When my sister and I had come seeking a place for our mom who, post-stroke, declined assistance at her assisted living residence, the marketing director assured us that Dementia Disney was, as advertised, pet friendly. However, she later clarified, none of the residents actually had a pet. She recommended that we get our mom an easycare robot cat to replace her living, loving, eating, pooping and peeing tabby, assuring us that one of the residents had a robot cat and couldn’t tell the difference between it and a real feline.
Months later, I would ask that resident about her “kitty.”
Oh, the little old lady smiled. I don’t really have a cat. My children gave me one of those robot contraptions, and I pretend to think it’s real.
Certainly, no mechanical contraption would delude my mom who has had a succession of pets since birth. Looking at old photo albums with her recently, I realized that the pet affection is genetic: both of her parents, who grew up on farms on tiny McNeil Island, are pictured with a steady cast of canine and feline companions. In fact, a number of the photographs feature just the pet, name and age recorded but nary a human in sight.
My mom’s current cat is on track to become the most expensive nondescript grey tabby in history, given the exorbitant pet deposits and fees the homes demand, but I’m fairly certain that without her feline companion, my mom would not be alive. Case in point: a week after her stroke, when she’d been discharged to the rehabilitation wing at her assisted living residence, I wheeled my mom to her apartment to visit her cat. Mom was feeble and emaciated, but when I returned from the bathroom, she had maneuvered herself out of her wheelchair and onto the couch where she had fallen asleep, her cat contentedly purring on her chest and my dog keeping watch from the carpet. A few hours later my mom opened her eyes long enough to say, “I’m not going back downstairs,” and she didn’t. She and her companions knew what she needed most.

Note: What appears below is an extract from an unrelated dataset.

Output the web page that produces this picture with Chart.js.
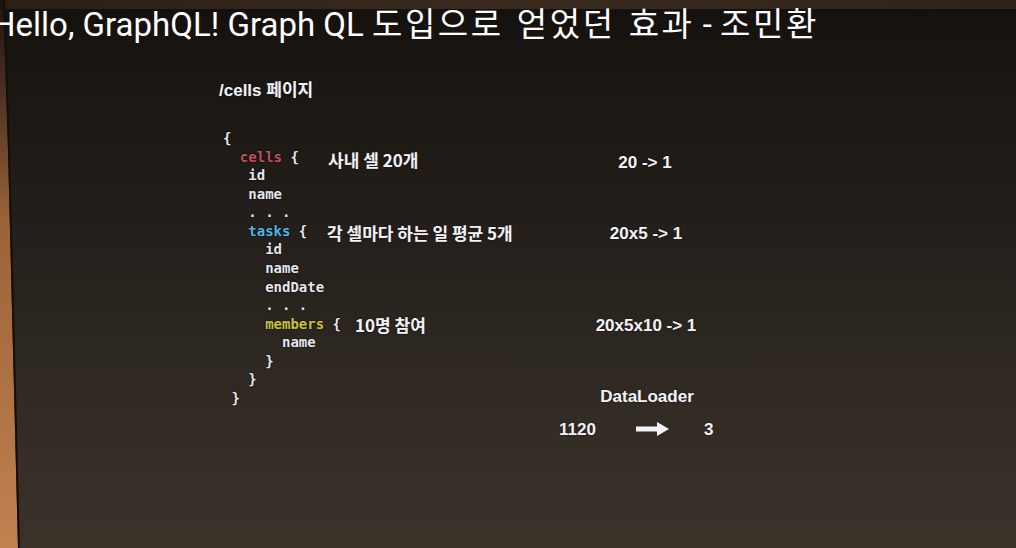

Having spent long weekends with my friendly dog at Dementia Disney for the past nine months, I can say unequivocally that such residences need animals. Therapy dogs; friendly cats; these wonderful creatures intuit human needs and offer unmitigated, non-judgmental and complete warmth and attention and touch. Humans need that; perhaps humans in institutions need that more.
What Dementia Disney had, instead, aside from the huge, ignored, photographs, was a lot of staff, people, bless their hearts, who work long and largely thankless hours with difficult seniors. The staff should be paid handsomely for the kind work they do, but my guess is that they aren’t. Having experienced three such institutions, I’m struck by the fact that wealthy Americans are hiring Ethiopians and Eritreans to care for our parents, and I wonder about the caregivers’ own parents back home in Africa.
I think of those dedicated workers as I recall springing my mom from the cuckoo’s nest, feeling slightly hysterical myself as six or seven people, arms outstretched like zombies in a vain effort to catch us or the elevator, followed us down the eternal hallway, trying to escape.
“Elevator d-o-w-n” said the incongruously sultry voice as the elevator door closed.
Down we went: my dog and I, my mom and, tucked in his traveling case on her walker, Toby, the cat.